Réunis en Corée du sud, les délégués des Etats de l'ONU se penchent à partir de lundi sur le dernier rapport des scientifiques du Giec, constat implacable de la montée des dérèglements climatiques et du retard pris pour les contrer.
Soumis à leur approbation, le texte, basé sur 6.000 études scientifiques, met en garde contre des impacts forts à 1,5°C de réchauffement, et liste les options, désormais limitées, pour agir si le monde veut rester sous ce seuil (dont 1°C est déjà acquis du fait des gaz à effet de serre déjà émis).
C'est à la COP21 à Paris fin 2015 que l'ONU avait chargé son Groupe des experts du climat (Giec) de produire un rapport sur l'objectif 1,5°C. Les Etats venaient de s'engager à réduire leurs émissions pour rester «bien-en deça de 2°C» par rapport à l'ère pré-industrielle.
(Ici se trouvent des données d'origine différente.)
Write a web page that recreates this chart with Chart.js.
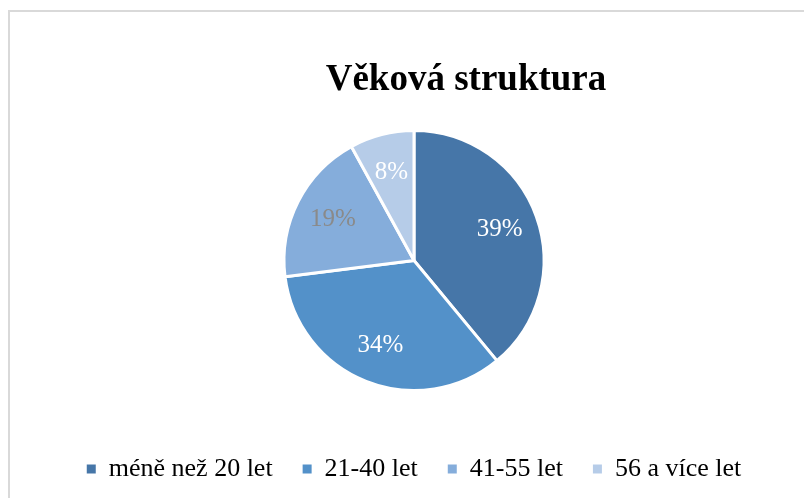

L'ajout de l'engagement à «poursuivre les efforts pour limiter la hausse à 1,5°C», arraché en dernière minute, était d'abord une revendication des Etats les plus vulnérables, comme les petites îles.
Mais la recherche en a depuis précisé les implications et revu le curseur des risques, dans un monde déjà secoué par une recrudescence de vagues de chaleur et autres feux de forêts.
«Il y a trois ans il n'y avait pas beaucoup de littérature scientifique sur un réchauffement à 1,5°C," explique Jim Skea, professeur à l'Imperial College de Londres et co-président du Giec.
Le rapport de 400 pages décrit aujourd'hui une nette différence d'impacts entre 1,5 et 2°C, et ce partout, qu'il s'agisse d'ampleur des canicules, d'extinctions d'espèces ou de productivité agricole.
«C'est important car ça clarifie la question: oui, ça fait une grosse difference (1,5 ou 2)», dit Laurence Tubiana, architecte de l'accord de Paris. «Je me souviens de discussions avec pas mal de pays avant Paris, on nous disait: pourquoi 2°C ? pourquoi pas 2,5°C ?»
Faisable ?
Pour autant, est-il encore faisable de rester à +1,5°C? Et ce alors que 2017 a vu les émissions mondiales issues de l'énergie repartir à la hausse...
«On ne donne pas de réponse simple», prévient la climatologue Valérie Masson-Delmotte, qui co-présidera cette session coréenne du Giec. Mais "on est maintenant à la croisée des chemins. Regarder 1,5°C, c'est regarder ce qui va nous arriver, dans notre vie, pas à la génération suivante».
«Globalement ce rapport dit 'il faut que les émissions (atteignent leur pic) très vite+, dès 2020», résume Laurence Tubiana. «Je crois qu'il faut l'utiliser pour dire +il y a urgence, et des solutions'».
Stabiliser à 1,5°C exige une neutralité en émissions de CO2 au milieu du siècle, note aussi le projet de texte : ne plus émettre dans l'atmosphère plus que ce que nous sommes capables d'en retirer.
Alors comment risquent de réagir, à la réunion d'Incheon, les Etats appelés à approuver par consensus le «résumé à destination des décideurs», rédigé par les experts et qui leur sera présenté ligne par ligne ?
L'ONU n'a pas fixé la date de sortie de ce rapport de manière anodine : dans deux mois, aux négociations climat de la COP24, prévue en Pologne, les pays doivent entamer un processus de révision de leurs engagements de 2015, insuffisants car promesse d'un monde à +3°C.
A Incheon, les Etats ne sont pas censés toucher le fond du résumé, mais il pourra y avoir des échanges serrés sur les formulations, anticipent les habitués du processus.
Il y a l'inconnue américaine. «Les Etats-Unis pourraient soutenir la science, comme ils l'ont fait dans le passé, ou se mettre à faire de l'obstruction», dit un auteur sous couvert d'anonymat.
Selon le département d'Etat, Trigg Talley, vétéran de la diplomatie climat, a été chargé de conduire la délégation, un point «rassurant» pour les auteurs.
Quid de l'Inde, qui a envoyé beaucoup de commentaires ? Et de l'Arabie saoudite ?
Cet été une soixantaine de gouvernements ont émis 3.600 commentaires sur la version préliminaire, selon Valérie Masson-Delmotte : «pour le moment ça reste constructif».
La réunion doit durer jusqu'à vendredi, mais le rapport doit être rendu public officiellement lundi 8.